Recall that we wrote the sampled signal $x_s(t) = \sum_{k=-\infty}^\infty x(kT) \delta(t - kT)$. We calculated its Fourier Transform using the Fourier Transform for a periodic function.

We do the following:

Find the Continuous Time Fourier Transform of $\delta(t - kT)$.

Using superposition, find the CT Fourier Transform of $x_s(t)$.

Now, you just calculated that

$$x_s(t) \leftrightarrow \sum_{n=-\infty}^{\infty} x(nT) e^{-j n \omega T}$$

Let $x(nT) = x[n]$ and make a change of variables $\Omega = \omega T$ (we'll talk more about this later -- it relates the discrete-frequency variable $\Omega$ to the continuous frequency variable $\omega$ via the sampling period $T$) and we get:

$${\rm DTFT}: X(\Omega) = \sum_{n=-\infty}^{\infty} x[n] e^{-j \Omega n}$$

• Discrete in time but continuous in frequency and periodic
• Spectrum of discrete signal $x[n]$
• Will use the DTFT to motivate the DFT by taking the DTFT of a windowed data segment
• Will compare the DTFT of a discrete signal $x[n]$ with the Continuous Time Fourier Transform of a sampled continuous time signal $x_s(t) = x(t) p(t)$

Formula to calculate inverse DTFT (this is similar to the Fourier Series):

$$x[n] = {1 \over 2 \pi} \int_{2 \pi} X(\Omega) e^{j\Omega n} d\Omega$$

where DTFT is periodic in frequency with period $2 \pi$. Why? Because $e^{j\Omega}$ is periodic with period $2 \pi$.
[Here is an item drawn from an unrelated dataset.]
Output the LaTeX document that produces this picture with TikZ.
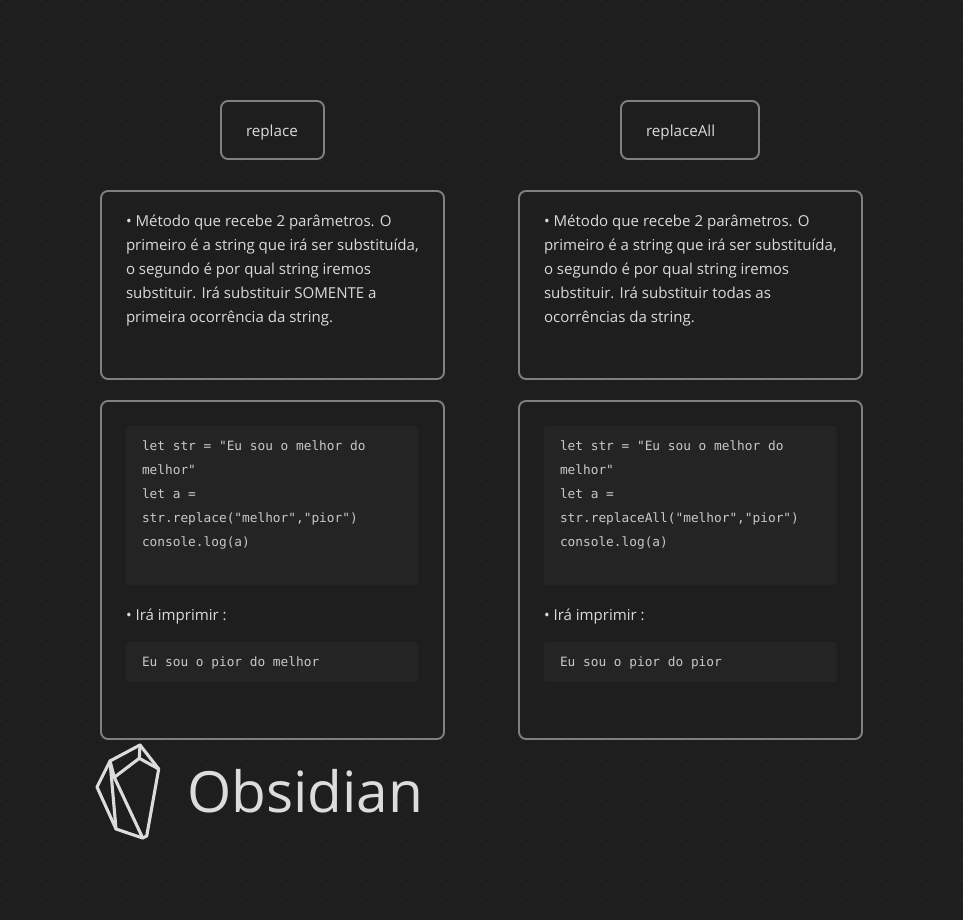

$$e^{j\Omega}=e^{j (\Omega + 2 \pi)} = e^{j \Omega} e^{j 2 \pi} =e^{j\Omega}.$$

Not all DTFTs converge due to the infinite sum.

Ex. 1 Find $X(\Omega)$ where $x[n]=a^n u[n]$, $\vert a\vert<1$. What if $\vert a\vert > 1$ ?

Ex. 2 $y[n]=a^n u[-n]$, $\vert a\vert > 1$. Find $Y(\Omega)$.

What if $\vert a\vert<1$?

Ex. 3 Rectangular pulse, $p[n]=u[n]-u[n-N]$. Find $P(\Omega)$.

Show that this filter has a linear phase term.

Find $H(\Omega)$ for

$$h[n] = \delta[n] + 2 \delta[n-1] + 2 \delta[n-2] + \delta[n-3]$$

and show that the filter has a linear phase term.

Z-Transform

We already saw the DTFT as the Z-transform of $x[n]$ evaluated on the unit circle when we discussed the frequency response:

$$X(\Omega) = X(z)\vert _{z=e^{j\Omega}}$$

If the ROC for the Z-transform contains the unit circle, we can get DTFT from the Z-transform by substitution (compare the DTFT of $a^n u[n]$ with its Z-transform).

We'll see that the DTFT exists in cases where the ROC of the Z-transform does not include the unit circle (e.g. for periodic discrete-time signals) -analogous to the CT Fourier Transform and Laplace Transform.